Oil prices dropped to their lowest in three months on Monday despite OPEC efforts to curb crude output, dragged down as U.S. drillers kept adding rigs.
Brent crude LCOc1 was down 11 cents, or 0.21 percent, at $51.26 per barrel by 0755 GMT, its lowest since Nov. 30. It closed the previous session down 1.6 percent at $51.37.
U.S. West Texas Intermediate crude (WTI) CLc1 declined 19 cents, or 0.39 percent, to $48.30 a barrel, also the lowest since Nov. 30.
Brent crude is set to drop for a fifth day, its biggest losing streak since a six-day slump that ended on Nov. 4. During this streak, the price has slumped 8.5 percent, its worst performance since the middle of June 2016.

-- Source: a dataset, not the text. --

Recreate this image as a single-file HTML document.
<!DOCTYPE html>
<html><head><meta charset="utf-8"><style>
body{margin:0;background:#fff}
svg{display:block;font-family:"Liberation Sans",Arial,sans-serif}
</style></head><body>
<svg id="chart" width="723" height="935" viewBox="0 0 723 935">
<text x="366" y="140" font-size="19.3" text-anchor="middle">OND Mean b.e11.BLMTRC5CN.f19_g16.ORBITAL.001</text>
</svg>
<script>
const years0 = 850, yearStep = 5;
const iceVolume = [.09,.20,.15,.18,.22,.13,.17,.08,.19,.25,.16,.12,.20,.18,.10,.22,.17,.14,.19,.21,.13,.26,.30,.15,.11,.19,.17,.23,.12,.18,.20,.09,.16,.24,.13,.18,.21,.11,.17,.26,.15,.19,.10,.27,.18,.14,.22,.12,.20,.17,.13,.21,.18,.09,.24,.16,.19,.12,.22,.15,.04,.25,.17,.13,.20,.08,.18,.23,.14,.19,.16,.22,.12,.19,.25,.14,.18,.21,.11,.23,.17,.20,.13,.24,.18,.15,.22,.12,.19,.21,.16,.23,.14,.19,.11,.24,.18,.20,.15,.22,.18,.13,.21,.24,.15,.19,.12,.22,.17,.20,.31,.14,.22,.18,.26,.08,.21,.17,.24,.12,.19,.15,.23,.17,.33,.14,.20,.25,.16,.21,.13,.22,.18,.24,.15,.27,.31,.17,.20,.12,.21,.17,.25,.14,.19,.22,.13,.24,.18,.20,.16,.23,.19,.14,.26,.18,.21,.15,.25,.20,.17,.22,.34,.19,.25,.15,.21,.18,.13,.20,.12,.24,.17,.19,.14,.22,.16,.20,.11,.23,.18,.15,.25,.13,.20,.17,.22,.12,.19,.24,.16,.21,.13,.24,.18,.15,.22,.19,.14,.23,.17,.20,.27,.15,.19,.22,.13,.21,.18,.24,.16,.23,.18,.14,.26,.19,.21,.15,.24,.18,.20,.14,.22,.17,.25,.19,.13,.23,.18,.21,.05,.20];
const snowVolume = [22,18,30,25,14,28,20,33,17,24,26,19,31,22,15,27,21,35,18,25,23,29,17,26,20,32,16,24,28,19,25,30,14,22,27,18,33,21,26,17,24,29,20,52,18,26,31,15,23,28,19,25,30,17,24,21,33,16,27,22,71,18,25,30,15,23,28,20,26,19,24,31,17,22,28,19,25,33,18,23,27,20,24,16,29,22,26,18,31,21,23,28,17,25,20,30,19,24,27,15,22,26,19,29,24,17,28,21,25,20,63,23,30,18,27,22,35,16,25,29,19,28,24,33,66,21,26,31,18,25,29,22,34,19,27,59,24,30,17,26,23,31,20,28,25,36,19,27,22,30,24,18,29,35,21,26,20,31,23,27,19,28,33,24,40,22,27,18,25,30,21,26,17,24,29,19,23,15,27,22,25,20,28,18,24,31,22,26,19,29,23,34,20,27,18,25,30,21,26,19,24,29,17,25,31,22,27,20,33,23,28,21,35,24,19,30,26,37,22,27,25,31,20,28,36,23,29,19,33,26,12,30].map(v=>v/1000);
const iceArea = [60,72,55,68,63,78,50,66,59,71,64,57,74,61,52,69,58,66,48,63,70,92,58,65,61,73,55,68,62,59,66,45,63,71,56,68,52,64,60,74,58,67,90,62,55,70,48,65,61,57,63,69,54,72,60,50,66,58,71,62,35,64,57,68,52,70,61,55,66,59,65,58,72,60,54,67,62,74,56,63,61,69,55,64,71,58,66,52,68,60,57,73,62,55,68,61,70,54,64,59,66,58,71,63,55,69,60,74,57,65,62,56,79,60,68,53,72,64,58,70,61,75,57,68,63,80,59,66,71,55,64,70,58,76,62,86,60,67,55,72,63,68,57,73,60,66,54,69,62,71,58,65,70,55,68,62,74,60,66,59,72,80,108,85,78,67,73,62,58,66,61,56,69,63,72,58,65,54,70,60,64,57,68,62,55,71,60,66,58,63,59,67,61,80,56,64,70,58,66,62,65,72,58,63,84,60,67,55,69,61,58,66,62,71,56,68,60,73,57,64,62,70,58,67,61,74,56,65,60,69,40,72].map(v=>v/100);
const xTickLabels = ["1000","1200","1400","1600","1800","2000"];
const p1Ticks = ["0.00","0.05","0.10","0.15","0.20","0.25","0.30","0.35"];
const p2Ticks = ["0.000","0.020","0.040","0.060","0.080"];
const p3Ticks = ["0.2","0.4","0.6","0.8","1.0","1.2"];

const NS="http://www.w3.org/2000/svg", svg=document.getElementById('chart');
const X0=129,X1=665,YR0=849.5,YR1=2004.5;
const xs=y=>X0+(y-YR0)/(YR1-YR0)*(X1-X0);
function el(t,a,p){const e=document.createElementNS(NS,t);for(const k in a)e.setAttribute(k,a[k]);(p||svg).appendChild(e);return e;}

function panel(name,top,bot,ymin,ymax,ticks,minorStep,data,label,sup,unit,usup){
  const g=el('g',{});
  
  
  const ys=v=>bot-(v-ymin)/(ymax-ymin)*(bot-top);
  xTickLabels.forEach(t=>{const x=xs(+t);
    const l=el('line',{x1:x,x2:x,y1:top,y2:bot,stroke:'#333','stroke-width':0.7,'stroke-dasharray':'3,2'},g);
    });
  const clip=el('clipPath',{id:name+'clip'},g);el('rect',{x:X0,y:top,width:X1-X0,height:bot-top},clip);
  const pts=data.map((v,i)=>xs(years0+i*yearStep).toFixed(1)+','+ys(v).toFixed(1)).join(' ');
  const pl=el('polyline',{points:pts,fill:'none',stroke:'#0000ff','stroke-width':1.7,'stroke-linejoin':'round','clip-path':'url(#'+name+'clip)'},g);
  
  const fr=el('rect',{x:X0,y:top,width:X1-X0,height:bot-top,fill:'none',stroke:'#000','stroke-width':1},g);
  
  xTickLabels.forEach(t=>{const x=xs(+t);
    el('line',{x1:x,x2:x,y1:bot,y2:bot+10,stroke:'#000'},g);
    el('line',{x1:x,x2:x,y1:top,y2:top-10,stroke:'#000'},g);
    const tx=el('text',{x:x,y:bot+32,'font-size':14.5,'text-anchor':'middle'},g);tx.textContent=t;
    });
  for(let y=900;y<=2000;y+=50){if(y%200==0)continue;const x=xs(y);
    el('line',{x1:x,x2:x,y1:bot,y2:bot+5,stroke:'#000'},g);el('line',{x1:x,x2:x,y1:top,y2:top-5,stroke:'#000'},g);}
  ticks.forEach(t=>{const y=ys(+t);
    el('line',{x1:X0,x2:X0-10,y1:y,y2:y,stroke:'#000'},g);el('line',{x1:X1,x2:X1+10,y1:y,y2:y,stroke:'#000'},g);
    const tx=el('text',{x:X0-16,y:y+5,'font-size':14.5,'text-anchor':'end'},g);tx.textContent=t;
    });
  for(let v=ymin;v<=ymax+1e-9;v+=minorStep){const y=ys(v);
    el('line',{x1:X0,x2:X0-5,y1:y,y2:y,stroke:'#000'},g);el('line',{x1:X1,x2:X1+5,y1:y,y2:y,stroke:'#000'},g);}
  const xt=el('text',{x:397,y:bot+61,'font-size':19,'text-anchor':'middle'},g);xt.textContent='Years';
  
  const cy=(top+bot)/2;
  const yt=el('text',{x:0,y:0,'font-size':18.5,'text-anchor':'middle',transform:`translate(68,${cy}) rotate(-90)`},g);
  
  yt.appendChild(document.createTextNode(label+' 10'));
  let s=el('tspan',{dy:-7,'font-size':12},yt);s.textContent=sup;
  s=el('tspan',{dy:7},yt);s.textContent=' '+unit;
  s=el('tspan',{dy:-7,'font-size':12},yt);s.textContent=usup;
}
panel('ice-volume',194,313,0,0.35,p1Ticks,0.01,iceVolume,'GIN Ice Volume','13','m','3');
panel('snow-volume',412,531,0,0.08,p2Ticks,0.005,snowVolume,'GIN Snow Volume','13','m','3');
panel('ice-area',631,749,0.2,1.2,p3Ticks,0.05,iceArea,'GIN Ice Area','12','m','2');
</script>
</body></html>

WTI is set to decline for a sixth day, during which is has dropped 9.3 percent.
The slump in prices has occurred as more rigs are deployed to look for oil in the United States and as crude inventories in the U.S., the world’s biggest oil consumer, have surged to a record.
U.S. drillers added oil rigs for an eighth consecutive week, Baker Hughes said on Friday, as energy companies increased spending to take advantage of an earlier recovery in crude prices since the Organization of the Petroleum Exporting Countries (OPEC) agreed to cut output.
OPEC and other major oil producers including Russia reached a landmark agreement late last year to rein in production by almost 1.8 million barrels per day (bpd) in the first half of 2017.
Overshadowing the curbs, U.S. crude inventories surged last week by 8.2 million barrels. [EIA/S]
“With the market still digesting the big increase in inventories, oil prices are likely to remain under pressure today,” ANZ bank said in a note.